I am convinced that God is bringing us into a new and exciting chapter of our lives, but I know the reality is that we cannot open a new door and walk through it without leaving some precious and beloved things behind. And I am grieving some of those things right now. But it is a grieving process that ends with hope. Because I am certain of what we hope for, and sure of the things we cannot yet see. I know that just as God hand-picked this house for us, He is preparing a place for us downtown. I am continually amazed because every single time, He gives us the exact grace and wisdom we need for the moment.

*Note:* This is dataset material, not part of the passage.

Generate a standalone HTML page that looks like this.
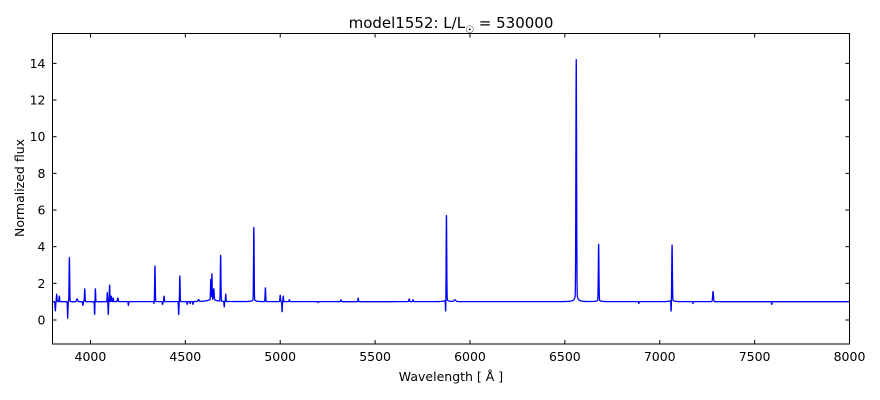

First He taught us to let go, to jump in and take steps of obedience in following Him. He opened our hearts and minds to the idea that He had something more for us as we followed Him. And that no matter what that might look like, our answer was “yes.” Then He continued to grow our faith and dependence on Him as we stepped into full-time ministry. And then He taught us a boatload about patience, about planting seeds and gently cultivating and tending those seeds as they slowly and grew into something with LIFE. And now? Now He’s teaching us to trust Him. Because we have been growing roots in this home He gave us, we have been cultivated, strengthened, pruned, and readied. But now it’s time to be transplanted. To be uprooted and re-planted somewhere new, somewhere bigger and wilder, where we might not have the protective insulation of our cute little potted home. But we are trusting that He knows what we need and where we can best grow into the Oaks of Righteousness that He desires us to be.
They will be called oaks of righteousness,
a planting of the LORD
for the display of his splendor.
They will rebuild the ancient ruins
and restore the places long devastated;
they will renew the ruined cities
that have been devastated for generations.